The deadly quicksand
Asphyxiates its victim
I’ll get the popcorn
Our mothers were, um, somewhat disquieted.
@macromeh Ooooh! My kind of kids, and my kind of teacher! “Back in my day” I was the one who kept “gettin’ a talkin’ to” for the unconventional lyrics of stuff I sang on the playground, which were much in the same vein. Contrary to expectations, I did not turn into a serial killer, nor (unfortunately) a successful writer of horror novels. But I do still have the same twisted sense of humor that often gets a reaction.

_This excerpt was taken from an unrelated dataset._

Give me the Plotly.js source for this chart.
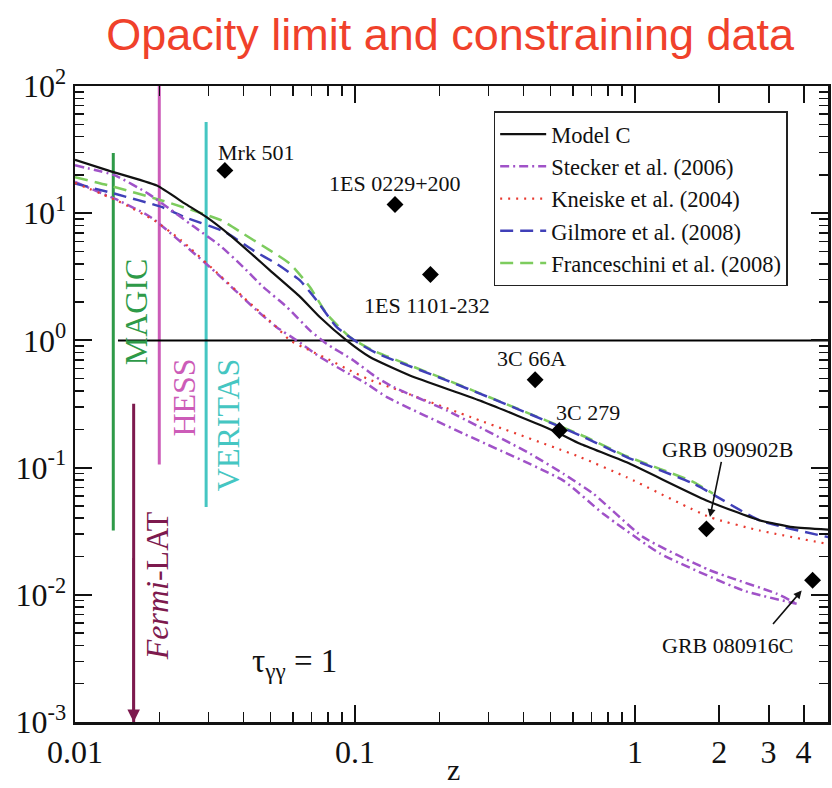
<!DOCTYPE html>
<html><head><meta charset="utf-8">
<script src="https://cdn.plot.ly/plotly-3.0.1.min.js"></script>
<style>html,body{margin:0;padding:0;background:#fff;} #chart{width:832px;height:788px;}</style>
</head><body><div id="chart"></div>
<script>
// ---- data ----
const modelC_z = [0.01, 0.0131, 0.0196, 0.0247, 0.0295, 0.0358, 0.044, 0.0497, 0.0637, 0.075, 0.0933, 0.113, 0.157, 0.279, 0.51, 0.637, 0.934, 1.80, 2.79, 3.67, 4.9];
const modelC_y = [26.3, 21.7, 16.5, 11.9, 9.3, 6.7, 4.52, 3.55, 2.2, 1.52, 1.0, 0.74, 0.53, 0.337, 0.196, 0.154, 0.110, 0.0552, 0.0385, 0.034, 0.0325];

const steckerA_z = [0.01, 0.0139, 0.0183, 0.0268, 0.0329, 0.0399, 0.047, 0.0571, 0.069, 0.0792, 0.0984, 0.119, 0.137, 0.2126, 0.422, 0.555, 0.71, 1.07, 1.85, 3.21, 3.78];
const steckerA_y = [23.8, 19.8, 14.2, 7.74, 5.58, 3.77, 2.63, 1.83, 1.2, 0.94, 0.70, 0.514, 0.43, 0.282, 0.1286, 0.0895, 0.0624, 0.0284, 0.0156, 0.0102, 0.0085];

const steckerB_z = [0.01, 0.0143, 0.0178, 0.0193, 0.0303, 0.0446, 0.0525, 0.062, 0.075, 0.0906, 0.110, 0.130, 0.244, 0.555, 0.77, 1.23, 2.44, 3.78];
const steckerB_y = [17.6, 12.6, 9.9, 8.8, 3.78, 1.72, 1.27, 1.0, 0.74, 0.58, 0.457, 0.358, 0.185, 0.079, 0.0434, 0.0211, 0.0108, 0.0085];

const kneiske_z = [0.01, 0.0143, 0.0193, 0.024, 0.0334, 0.0399, 0.0525, 0.0586, 0.069, 0.0814, 0.096, 0.113, 0.137, 0.279, 0.637, 0.934, 1.85, 2.79, 4.84];
const kneiske_y = [17.3, 12.4, 8.7, 6.1, 3.15, 2.19, 1.27, 1.0, 0.834, 0.70, 0.58, 0.49, 0.42, 0.235, 0.121, 0.084, 0.0408, 0.032, 0.0252];

const gilmore_z = [0.01, 0.0139, 0.0204, 0.0247, 0.0344, 0.0433, 0.0525, 0.0636, 0.073, 0.0861, 0.104, 0.12, 0.2126, 0.367, 0.637, 0.934, 1.62, 2.79, 4.9];
const gilmore_y = [17.1, 14.2, 11.2, 9.3, 7.1, 5.1, 4.0, 2.96, 2.06, 1.27, 0.94, 0.79, 0.485, 0.299, 0.179, 0.121, 0.0747, 0.0385, 0.0284];

const franc_z = [0.01, 0.0131, 0.0204, 0.0334, 0.0399, 0.0497, 0.0586, 0.069, 0.0792, 0.096, 0.116, 0.2126, 0.367, 0.637, 0.934, 1.62, 1.90];
const franc_y = [19.2, 16.6, 12.6, 8.77, 6.9, 5.1, 4.0, 2.63, 1.62, 1.06, 0.834, 0.49, 0.30, 0.182, 0.123, 0.077, 0.0624];

const sources = ['Mrk 501', '1ES 0229+200', '1ES 1101-232', '3C 66A', '3C 279', 'GRB 090902B', 'GRB 080916C'];
const source_z = [0.0343, 0.139, 0.186, 0.44, 0.537, 1.80, 4.31];
const source_tau1 = [21.7, 11.7, 3.3, 0.49, 0.196, 0.033, 0.013];

const instruments = ['MAGIC', 'HESS', 'VERITAS', 'Fermi-LAT'];
const instr_z = [0.0137, 0.020, 0.0294, 0.0162];
const instr_ymin = [0.032, 0.106, 0.049, 0.001];
const instr_ymax = [29.7, 100, 52, 0.318];

const tauLine_z = [0.01424, 5];
const tauLine_y = [1, 1];

const xTickVals = [0.01, 0.1, 1, 2, 3, 4];
const xTickText = ['0.01', '0.1', '1', '2', '3', '4'];
const yTickVals = [0.001, 0.01, 0.1, 1, 10, 100];
const yTickText = ['10<sup>-3</sup>', '10<sup>-2</sup>', '10<sup>-1</sup>', '10<sup>0</sup>', '10<sup>1</sup>', '10<sup>2</sup>'];

// ---- styles ----
const SERIF = "'Liberation Serif', 'Times New Roman', 'DejaVu Serif', serif";
const SANS = "'Liberation Sans', Arial, sans-serif";
const instrColors = ['#2e9a48', '#cc5cb8', '#45c6c2', '#7d1a4e'];
const PURPLE = '#a052c8';

const minorX = [];
[0.01, 0.1].forEach(d => { for (let k = 2; k <= 9; k++) minorX.push(k * d); });
const minorY = [];
[0.001, 0.01, 0.1, 1, 10].forEach(d => { for (let k = 2; k <= 9; k++) minorY.push(k * d); });

const SPL = {shape: 'spline', smoothing: 0.5};
const traces = [];
instruments.forEach((n, i) => {
  traces.push({x: [instr_z[i], instr_z[i]], y: [instr_ymin[i], instr_ymax[i]], mode: 'lines',
    line: {color: instrColors[i], width: 3}, showlegend: false, hoverinfo: 'skip'});
});
traces.push({x: tauLine_z, y: tauLine_y, mode: 'lines', line: {color: '#000', width: 2}, showlegend: false, hoverinfo: 'skip'});

traces.push({x: steckerB_z, y: steckerB_y, mode: 'lines', line: Object.assign({color: PURPLE, width: 2.5, dash: '9px,4px,2px,4px'}, SPL), showlegend: false});
traces.push({x: franc_z, y: franc_y, mode: 'lines', name: 'Franceschini et al. (2008)', legendrank: 5, line: Object.assign({color: '#7dcc5e', width: 2.5, dash: '13px,7px'}, SPL)});
traces.push({x: gilmore_z, y: gilmore_y, mode: 'lines', name: 'Gilmore et al. (2008)', legendrank: 4, line: Object.assign({color: '#4040b8', width: 2.5, dash: '13px,7px'}, SPL)});
traces.push({x: kneiske_z, y: kneiske_y, mode: 'lines', name: 'Kneiske et al. (2004)', legendrank: 3, line: Object.assign({color: '#e83a30', width: 2.2, dash: '2px,6px'}, SPL)});
traces.push({x: steckerA_z, y: steckerA_y, mode: 'lines', name: 'Stecker et al. (2006)', legendrank: 2, line: Object.assign({color: PURPLE, width: 2.5, dash: '9px,4px,2px,4px'}, SPL)});
traces.push({x: modelC_z, y: modelC_y, mode: 'lines', name: 'Model C', legendrank: 1, line: Object.assign({color: '#111', width: 2.2}, SPL)});
traces.push({x: source_z, y: source_tau1, mode: 'markers', text: sources, showlegend: false,
  marker: {symbol: 'diamond', size: 13, color: '#000'}});

const L10 = Math.log10;
const ann = [];
const lab = (text, x, y, opts) => ann.push(Object.assign({text, x, y, xref: 'x', yref: 'y', showarrow: false,
  xanchor: 'left', yanchor: 'middle', font: {family: SERIF, size: 22, color: '#111'}}, opts || {}));
lab('Mrk 501', -1.497, 1.478);
lab('1ES 0229+200', -1.100, 1.234);
lab('1ES 1101-232', -0.975, 0.275);
lab('3C 66A', -0.500, -0.142);
lab('3C 279', -0.289, -0.566);
lab('GRB 090902B', 0.089, -0.857);
lab('GRB 080916C', 0.089, -2.397);
lab('τ<sub>γγ</sub> = 1', -1.375, -2.539, {font: {family: SERIF, size: 33, color: '#111'}});
const rot = (text, x, y, color) => ann.push({text, x, y, xref: 'x', yref: 'y', showarrow: false, textangle: -90,
  xanchor: 'center', yanchor: 'middle', font: {family: SERIF, size: 32, color}});
rot('MAGIC', -1.779, 0.228, instrColors[0]);
rot('HESS', -1.614, -0.449, instrColors[1]);
rot('VERITAS', -1.454, -0.66, instrColors[2]);
rot('<i>Fermi</i>-LAT', -1.704, -1.926, instrColors[3]);
const arrow = (hx, hy, tx, ty, color, w) => ann.push({text: '', x: hx, y: hy, ax: tx, ay: ty, xref: 'x', yref: 'y', axref: 'x', ayref: 'y',
  showarrow: true, arrowhead: 2, arrowsize: 1, arrowwidth: w, arrowcolor: color, standoff: 0, startstandoff: 0});
arrow(L10(instr_z[3]), L10(instr_ymin[3]), L10(instr_z[3]), L10(0.02), instrColors[3], 2.5);
arrow(L10(1.853), L10(0.0408), L10(2.04), L10(0.114), '#111', 1.6);
arrow(L10(3.94), L10(0.0108), L10(3.08), L10(0.00574), '#111', 1.6);
ann.push({text: 'z', x: 0.502, y: -0.075, xref: 'paper', yref: 'paper', showarrow: false, xanchor: 'center', yanchor: 'middle',
  font: {family: SERIF, size: 30, color: '#111'}});

const axisCommon = {type: 'log', showline: true, linecolor: '#111', linewidth: 2.5, mirror: 'allticks', ticks: 'inside',
  ticklen: 17, tickwidth: 2, tickcolor: '#111', showgrid: false, zeroline: false, tickmode: 'array',
  tickfont: {family: SERIF, size: 32, color: '#111'}};

const layout = {
  width: 832, height: 788,
  margin: {l: 75, r: 4, t: 86, b: 66},
  paper_bgcolor: '#fff', plot_bgcolor: '#fff',
  font: {family: SERIF},
  title: {text: 'Opacity limit and constraining data', x: 0.541, xanchor: 'center', y: 0.956, yanchor: 'middle',
    xref: 'container', yref: 'container', font: {family: SANS, size: 45, color: '#f0412b'}},
  xaxis: Object.assign({}, axisCommon, {range: [-2, 0.6895], tickvals: xTickVals, ticktext: xTickText,
    minor: {tickmode: 'array', tickvals: minorX, ticks: 'inside', ticklen: 10, tickwidth: 1.5, tickcolor: '#111', showgrid: false}}),
  yaxis: Object.assign({}, axisCommon, {range: [-3, 2], tickvals: yTickVals, ticktext: yTickText,
    minor: {tickmode: 'array', tickvals: minorY, ticks: 'inside', ticklen: 9, tickwidth: 1.5, tickcolor: '#111', showgrid: false}}),
  showlegend: true,
  legend: {x: 0.556, y: 0.96, xanchor: 'left', yanchor: 'top', bgcolor: '#fff', bordercolor: '#222', borderwidth: 1.5,
    font: {family: SERIF, size: 22.5, color: '#111'}, itemwidth: 46, tracegroupgap: 0, traceorder: 'normal'},
  annotations: ann
};

Plotly.newPlot('chart', traces, layout, {staticPlot: true});
</script>
</body></html>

@macromeh @rockblossom LOL…I had to check who posted this. Imagine my shock that it wasn’t @riotdemon .
We are a twisted bunch…
@llangley @macromeh @rockblossom haha… Wasn’t me but I was definitely weird in school. I still remember a teacher had given us a project where we could basically write about whatever we wanted. I wrote about Marilyn Manson.
The grade I got was:
“A, but why MM?”
Because I could, duh.
So I’m a day late
And at least a dollar short
So I won’t buy. meh.
Haikus, I was told,
Must contain a seasonal
reference. Winter.
Hot and humid air
Kids chasing lightening bugs
Summer in the South
@mehbee or your last line, based on todays deal, could be (wrecking your nice image ): Vacuum sucks them up.
I actually did that once with fruit flies, then left the vac indoors. So they all escaped. Duh. On my rinse and repeat I left the vac outside so they all escaped there.